Our last post considered root problems with inconsistent prayer: little faith, lack of love for God, and self-centeredness instead of loving others. To grow as pray-ers, we must deal with these central issues for the best results. At the same time, however, there are practical changes that can help us stay persistent and consistent in prayer. Our lifestyles often breed prayerlessness.
In my mind the Number 1 lifestyle problem with prayer in the U.S. is busyness. Lack of time is the most prevalent excuse that we give ourselves for not talking to God. Being Superwoman crowds out prayer.
When I find myself too busy to pray, the only way out is to assess why I allowed myself to get there and what I can change. We can never blame 100% of our busyness on others. We are the masters of our time and must take responsibility for our choices.
Yes, life looks a lot different for a mom of four, a woman who travels in her job, and a retiree. Different personalities handle more than others. That is why there is no set formula for simplifying our busyness. Here are a few questions, however, that have helped me think through some changes.
Why have I agreed to take on so many things? Does it involve peer pressure, pleasing others, going after more money, the desire for power or recognition, or cultural expectations for me or my children? If so what needs to go, not only to relieve busyness, but also to let go of something that has hold of me?
Problem Number 2? Wrong priorities.
Do you relate to these morning thoughts? “Yes, prayer is most important—but I’ll just do these urgent things so I can pray later with better focus.” Now, I do not legalistically believe that prayer must be done first thing every morning. Frankly, as a non-morning person I cannot even think first thing in the morning, much less focus on prayer. But if I put off time with God too long, I end up prioritizing other things. Then my prayers end up short and unfocused, really done more as part of my daily checklist than as precious moments spent with my God.

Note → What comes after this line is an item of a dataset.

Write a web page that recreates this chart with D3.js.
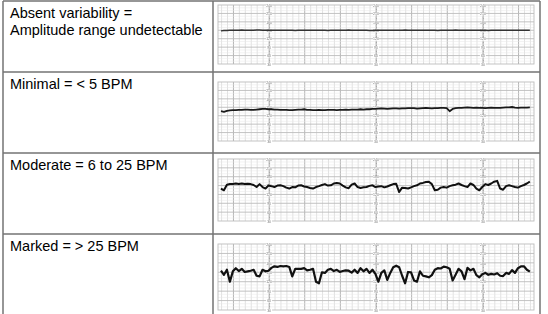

To make room for God, we must prioritize him on the calendar and the daily schedule Ask him to help you get everything else done that really needs to be done that day. Remember Jesus’s example of doing only the works that God had planned for him. He didn’t get distracted by things outside of his mission and was able to say that he completed the work that God gave him to do. (See Luke 4:42-43; John 17:4.)
Problem Number 3? Expectations
We often make prayer a measure of spirituality and holiness. Instead of anticipating a time when God’s Spirit determines what happens, we expect it to live up to the stories we hear from others. When God doesn’t work quite that way with us, we see ourselves as failures at prayer. Just as God spoke to the heroes of the Bible in a variety of ways, he doesn’t work with any two of us in identically either. Just as we treat our various children differently depending on their needs and personalities, God chooses the best way to relate to each of us. We should not expect our relationships with God to be alike.

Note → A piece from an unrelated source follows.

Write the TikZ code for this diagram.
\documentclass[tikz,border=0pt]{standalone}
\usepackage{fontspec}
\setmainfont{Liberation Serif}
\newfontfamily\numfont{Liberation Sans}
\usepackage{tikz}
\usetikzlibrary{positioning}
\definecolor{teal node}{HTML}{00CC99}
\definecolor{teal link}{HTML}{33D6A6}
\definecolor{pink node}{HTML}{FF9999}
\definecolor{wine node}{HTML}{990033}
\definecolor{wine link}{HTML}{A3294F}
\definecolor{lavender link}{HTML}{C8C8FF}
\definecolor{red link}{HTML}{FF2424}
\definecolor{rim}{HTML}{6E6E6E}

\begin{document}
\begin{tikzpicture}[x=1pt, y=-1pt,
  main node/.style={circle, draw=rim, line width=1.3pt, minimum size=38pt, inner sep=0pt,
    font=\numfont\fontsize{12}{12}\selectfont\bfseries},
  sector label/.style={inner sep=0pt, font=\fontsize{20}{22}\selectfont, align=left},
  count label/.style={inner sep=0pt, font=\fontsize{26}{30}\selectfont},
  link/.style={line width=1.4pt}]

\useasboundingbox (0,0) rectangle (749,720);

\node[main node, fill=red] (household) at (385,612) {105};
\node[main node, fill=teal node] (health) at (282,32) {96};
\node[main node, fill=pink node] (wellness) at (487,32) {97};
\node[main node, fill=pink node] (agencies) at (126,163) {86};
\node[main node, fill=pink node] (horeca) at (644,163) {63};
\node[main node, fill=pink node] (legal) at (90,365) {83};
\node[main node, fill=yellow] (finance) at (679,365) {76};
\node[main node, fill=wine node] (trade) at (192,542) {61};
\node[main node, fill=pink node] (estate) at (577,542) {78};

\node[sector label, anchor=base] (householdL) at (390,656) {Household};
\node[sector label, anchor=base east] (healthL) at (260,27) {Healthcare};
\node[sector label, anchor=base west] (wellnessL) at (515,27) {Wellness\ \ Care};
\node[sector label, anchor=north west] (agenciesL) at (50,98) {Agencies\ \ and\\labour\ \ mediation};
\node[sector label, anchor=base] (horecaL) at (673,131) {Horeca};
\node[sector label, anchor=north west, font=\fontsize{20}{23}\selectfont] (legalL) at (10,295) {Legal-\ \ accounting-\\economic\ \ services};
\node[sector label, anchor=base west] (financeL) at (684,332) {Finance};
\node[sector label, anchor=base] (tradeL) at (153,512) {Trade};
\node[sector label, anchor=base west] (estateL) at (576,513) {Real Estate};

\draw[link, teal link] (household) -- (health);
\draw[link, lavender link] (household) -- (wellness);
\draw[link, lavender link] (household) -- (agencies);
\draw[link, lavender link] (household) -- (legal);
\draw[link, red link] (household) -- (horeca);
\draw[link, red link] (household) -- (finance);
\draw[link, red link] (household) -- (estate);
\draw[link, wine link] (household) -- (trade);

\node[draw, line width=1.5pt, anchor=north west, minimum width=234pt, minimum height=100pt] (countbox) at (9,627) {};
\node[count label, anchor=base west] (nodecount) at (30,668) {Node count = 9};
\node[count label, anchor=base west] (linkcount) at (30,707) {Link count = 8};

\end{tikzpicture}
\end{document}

When I assess my time with God against what I hear from others—particularly those who write books on prayer, I feel like a failure. Instead, my expectation should be that he is there listening and will answer in his way and at his time. My silence and stillness allows him to give me the gift of his presence in abundance, even if I don’t have a long list of answered prayers or mountaintop experiences to impress others. He has a way of speaking to me that is for me, and I can access that by being consistently there and open to hear from him.
All in all, I have learned to just pray even when it seems hard or pointless. You too might ask God to change you so that you let go of busyness, change your priorities, and adjust your expectations so that time with him becomes vital and precious.
In what ways have you worked through these issues or what others have made prayer hard for you?